Grandma has probably seen that drawing taped to a refrigerator or tucked into a birthday card. What she has not seen is that same drawing glowing softly on her nightstand at eleven o'clock on Christmas Eve.
This is not about the technical quality of the artwork. It is about the fact that your kid drew themselves, with all the confidence in the world, and that image now lives permanently on something she can keep. Self portraits carry a specific kind of weight. They are how a child says: here is who I am right now. Giving that to a grandmother at Christmas turns a $3 sheet of paper into something she will genuinely not want to part with.
What This Gift Does That a Generic Christmas Gift Cannot
A candle smells nice until it burns down. A picture frame needs a photo to fill it. A gift card communicates effort in exactly the wrong direction.
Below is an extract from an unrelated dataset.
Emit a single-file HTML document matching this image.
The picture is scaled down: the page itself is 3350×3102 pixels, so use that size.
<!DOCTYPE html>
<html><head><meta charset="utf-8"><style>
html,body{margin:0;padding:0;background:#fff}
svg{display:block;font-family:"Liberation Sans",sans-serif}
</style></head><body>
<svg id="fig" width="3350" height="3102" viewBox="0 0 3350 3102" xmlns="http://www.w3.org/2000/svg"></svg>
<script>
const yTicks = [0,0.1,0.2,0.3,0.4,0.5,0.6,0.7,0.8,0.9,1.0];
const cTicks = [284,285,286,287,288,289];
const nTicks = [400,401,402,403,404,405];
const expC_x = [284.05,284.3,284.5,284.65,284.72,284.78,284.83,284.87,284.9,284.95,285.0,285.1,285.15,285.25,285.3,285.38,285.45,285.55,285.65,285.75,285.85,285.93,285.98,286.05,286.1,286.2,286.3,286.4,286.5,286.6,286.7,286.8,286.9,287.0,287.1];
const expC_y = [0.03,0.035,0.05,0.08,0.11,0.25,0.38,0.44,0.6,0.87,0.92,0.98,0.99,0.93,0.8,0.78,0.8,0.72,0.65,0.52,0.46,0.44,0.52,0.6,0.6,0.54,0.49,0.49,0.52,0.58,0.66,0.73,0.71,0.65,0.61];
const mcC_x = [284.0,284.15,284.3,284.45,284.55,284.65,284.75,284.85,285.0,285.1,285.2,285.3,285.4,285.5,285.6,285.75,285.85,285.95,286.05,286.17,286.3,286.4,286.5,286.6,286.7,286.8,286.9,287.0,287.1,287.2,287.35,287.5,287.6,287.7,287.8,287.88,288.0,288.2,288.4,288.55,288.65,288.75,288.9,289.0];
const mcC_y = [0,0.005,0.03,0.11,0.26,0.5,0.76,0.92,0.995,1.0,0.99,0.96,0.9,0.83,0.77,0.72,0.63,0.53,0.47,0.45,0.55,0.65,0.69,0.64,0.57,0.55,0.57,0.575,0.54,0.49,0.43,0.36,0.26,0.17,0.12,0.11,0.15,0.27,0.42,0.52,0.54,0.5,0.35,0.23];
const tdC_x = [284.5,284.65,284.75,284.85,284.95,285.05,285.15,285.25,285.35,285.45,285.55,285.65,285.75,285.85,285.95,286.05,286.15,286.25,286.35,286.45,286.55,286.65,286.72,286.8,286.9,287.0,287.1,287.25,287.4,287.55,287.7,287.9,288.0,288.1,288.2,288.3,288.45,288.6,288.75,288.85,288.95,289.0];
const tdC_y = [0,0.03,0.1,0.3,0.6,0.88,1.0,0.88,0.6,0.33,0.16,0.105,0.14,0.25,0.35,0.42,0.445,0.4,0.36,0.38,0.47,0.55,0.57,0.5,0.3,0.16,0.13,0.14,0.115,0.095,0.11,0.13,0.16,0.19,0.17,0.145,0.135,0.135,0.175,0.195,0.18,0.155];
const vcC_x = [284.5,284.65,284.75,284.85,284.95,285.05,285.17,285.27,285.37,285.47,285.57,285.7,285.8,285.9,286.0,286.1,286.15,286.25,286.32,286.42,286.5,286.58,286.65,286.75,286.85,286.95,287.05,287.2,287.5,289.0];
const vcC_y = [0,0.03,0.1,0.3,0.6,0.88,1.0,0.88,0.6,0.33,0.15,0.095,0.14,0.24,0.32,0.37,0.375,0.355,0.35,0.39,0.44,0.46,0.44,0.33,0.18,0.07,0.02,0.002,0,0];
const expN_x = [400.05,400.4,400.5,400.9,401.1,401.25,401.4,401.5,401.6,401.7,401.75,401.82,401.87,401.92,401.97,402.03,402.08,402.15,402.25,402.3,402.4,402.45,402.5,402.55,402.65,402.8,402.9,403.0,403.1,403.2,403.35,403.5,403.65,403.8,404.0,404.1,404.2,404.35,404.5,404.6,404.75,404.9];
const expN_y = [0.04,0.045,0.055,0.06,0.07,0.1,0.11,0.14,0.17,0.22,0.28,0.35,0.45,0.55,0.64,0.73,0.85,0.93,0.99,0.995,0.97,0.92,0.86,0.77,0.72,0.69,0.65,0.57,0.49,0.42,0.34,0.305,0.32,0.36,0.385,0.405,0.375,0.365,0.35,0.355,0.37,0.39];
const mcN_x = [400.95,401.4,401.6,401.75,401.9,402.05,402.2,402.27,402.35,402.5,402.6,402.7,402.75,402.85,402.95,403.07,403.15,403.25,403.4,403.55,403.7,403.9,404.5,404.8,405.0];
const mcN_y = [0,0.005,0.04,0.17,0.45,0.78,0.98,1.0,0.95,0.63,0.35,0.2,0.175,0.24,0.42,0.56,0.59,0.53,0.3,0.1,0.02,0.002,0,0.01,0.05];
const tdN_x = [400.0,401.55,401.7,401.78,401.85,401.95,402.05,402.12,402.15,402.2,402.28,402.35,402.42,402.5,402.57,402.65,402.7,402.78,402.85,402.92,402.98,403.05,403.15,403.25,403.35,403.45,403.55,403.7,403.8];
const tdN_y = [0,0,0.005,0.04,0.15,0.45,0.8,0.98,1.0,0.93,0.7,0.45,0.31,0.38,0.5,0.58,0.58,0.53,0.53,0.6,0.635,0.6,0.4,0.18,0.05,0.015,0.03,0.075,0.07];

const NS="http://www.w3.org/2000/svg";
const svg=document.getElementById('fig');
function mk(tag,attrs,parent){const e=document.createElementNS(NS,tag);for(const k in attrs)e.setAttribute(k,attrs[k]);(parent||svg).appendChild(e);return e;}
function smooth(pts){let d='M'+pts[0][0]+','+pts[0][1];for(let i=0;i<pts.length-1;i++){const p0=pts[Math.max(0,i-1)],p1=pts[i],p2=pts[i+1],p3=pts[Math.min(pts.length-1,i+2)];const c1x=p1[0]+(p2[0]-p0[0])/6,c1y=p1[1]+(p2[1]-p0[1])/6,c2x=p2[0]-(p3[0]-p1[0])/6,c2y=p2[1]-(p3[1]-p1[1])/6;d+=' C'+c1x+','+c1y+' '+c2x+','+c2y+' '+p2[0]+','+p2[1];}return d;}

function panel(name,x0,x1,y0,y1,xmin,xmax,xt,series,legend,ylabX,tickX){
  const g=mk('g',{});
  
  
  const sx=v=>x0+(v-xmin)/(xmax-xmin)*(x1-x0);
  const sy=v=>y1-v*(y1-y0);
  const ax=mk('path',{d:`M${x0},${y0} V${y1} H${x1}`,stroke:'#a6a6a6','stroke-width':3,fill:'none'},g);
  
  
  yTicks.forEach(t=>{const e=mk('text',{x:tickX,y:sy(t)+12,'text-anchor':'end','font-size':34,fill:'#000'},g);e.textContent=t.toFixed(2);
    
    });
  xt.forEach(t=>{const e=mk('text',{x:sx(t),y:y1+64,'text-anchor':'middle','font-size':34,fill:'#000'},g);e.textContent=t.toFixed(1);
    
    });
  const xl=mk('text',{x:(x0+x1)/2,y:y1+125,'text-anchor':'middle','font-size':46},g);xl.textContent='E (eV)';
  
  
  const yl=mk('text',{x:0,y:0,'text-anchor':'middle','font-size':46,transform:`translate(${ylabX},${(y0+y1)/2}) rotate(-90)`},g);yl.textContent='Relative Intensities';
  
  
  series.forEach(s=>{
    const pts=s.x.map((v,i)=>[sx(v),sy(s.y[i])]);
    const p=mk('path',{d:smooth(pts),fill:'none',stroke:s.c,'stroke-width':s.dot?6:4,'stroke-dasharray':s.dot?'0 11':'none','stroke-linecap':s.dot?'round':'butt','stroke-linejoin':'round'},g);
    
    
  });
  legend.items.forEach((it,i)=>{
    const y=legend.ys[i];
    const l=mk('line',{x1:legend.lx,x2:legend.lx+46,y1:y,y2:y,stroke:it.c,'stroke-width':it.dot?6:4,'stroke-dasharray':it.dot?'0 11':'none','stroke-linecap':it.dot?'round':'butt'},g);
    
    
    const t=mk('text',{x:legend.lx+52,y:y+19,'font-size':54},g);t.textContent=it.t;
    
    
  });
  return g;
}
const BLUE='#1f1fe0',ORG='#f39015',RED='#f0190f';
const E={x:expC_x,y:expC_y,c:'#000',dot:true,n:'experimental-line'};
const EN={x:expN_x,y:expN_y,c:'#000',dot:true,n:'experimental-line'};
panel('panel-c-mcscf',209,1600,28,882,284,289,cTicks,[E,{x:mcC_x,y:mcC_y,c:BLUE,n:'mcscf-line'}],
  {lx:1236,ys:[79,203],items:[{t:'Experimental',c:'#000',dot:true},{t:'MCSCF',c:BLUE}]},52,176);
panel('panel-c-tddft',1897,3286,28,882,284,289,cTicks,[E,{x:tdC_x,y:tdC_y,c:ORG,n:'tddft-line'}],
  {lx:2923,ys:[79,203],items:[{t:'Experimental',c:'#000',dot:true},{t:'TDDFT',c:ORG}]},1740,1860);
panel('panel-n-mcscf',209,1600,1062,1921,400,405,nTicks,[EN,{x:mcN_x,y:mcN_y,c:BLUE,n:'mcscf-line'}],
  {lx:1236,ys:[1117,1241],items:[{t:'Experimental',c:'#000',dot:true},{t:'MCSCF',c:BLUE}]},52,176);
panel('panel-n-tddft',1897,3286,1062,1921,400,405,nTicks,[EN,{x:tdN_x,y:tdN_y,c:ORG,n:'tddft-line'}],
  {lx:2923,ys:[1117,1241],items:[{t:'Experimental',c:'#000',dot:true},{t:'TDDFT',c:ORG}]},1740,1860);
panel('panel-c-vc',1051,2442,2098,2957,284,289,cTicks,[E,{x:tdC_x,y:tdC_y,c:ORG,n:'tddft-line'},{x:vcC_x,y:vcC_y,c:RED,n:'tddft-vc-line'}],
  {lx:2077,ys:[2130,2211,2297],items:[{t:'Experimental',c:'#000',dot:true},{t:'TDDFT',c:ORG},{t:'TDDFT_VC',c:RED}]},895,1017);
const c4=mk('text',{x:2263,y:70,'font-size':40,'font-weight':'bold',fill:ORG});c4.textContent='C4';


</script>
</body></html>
This night light does one specific thing very well: it puts your child's actual drawing, in their actual hand, in a permanent physical object that produces warm light. Grandma does not have to imagine the drawing or remember it. It is there, lit up, on her side table or her bookshelf, every time she reaches for her glasses at night.
The other thing worth saying is that this gift scales with time. A self portrait from a seven-year-old becomes more meaningful at her seventy-fifth birthday, her eightieth, whenever. The drawing is dated by its own style. You can look at it in fifteen years and know exactly how old your child was. No mass-produced ornament or sweater does that.
We make these one at a time at our studio in San Leandro, California. That is not marketing language. It means one person looks at your file, adjusts it if needed, and runs the print.
Tips for Getting the Most Out of a Kids Self Portrait Drawing
Self portraits tend to have a few things in common: bold outlines, bright crayon or marker colors, sometimes a background scene, and occasional text like the child's name or age. All of that works well for UV printing on acrylic. Here is what actually helps.
Flat, even lighting when you photograph or scan the drawing matters more than camera quality. A phone photo taken outside on a cloudy day beats a flash photo taken indoors. Flash creates hot spots that wash out the color.
If the drawing is on lined paper, do not worry about it. We see this constantly. Our team can reduce the visibility of the lines during processing. It is not always invisible, but it is much less distracting than you would expect.
Dark backgrounds behind a light-colored drawing can sometimes invert in unexpected ways when lit from behind. If your child drew themselves on a black or very dark background, mention it in your order notes and we will flag it before printing.
Size of the drawing relative to the paper matters less than you think. A small figure in the center of a large page can be cropped and centered. We do this routinely.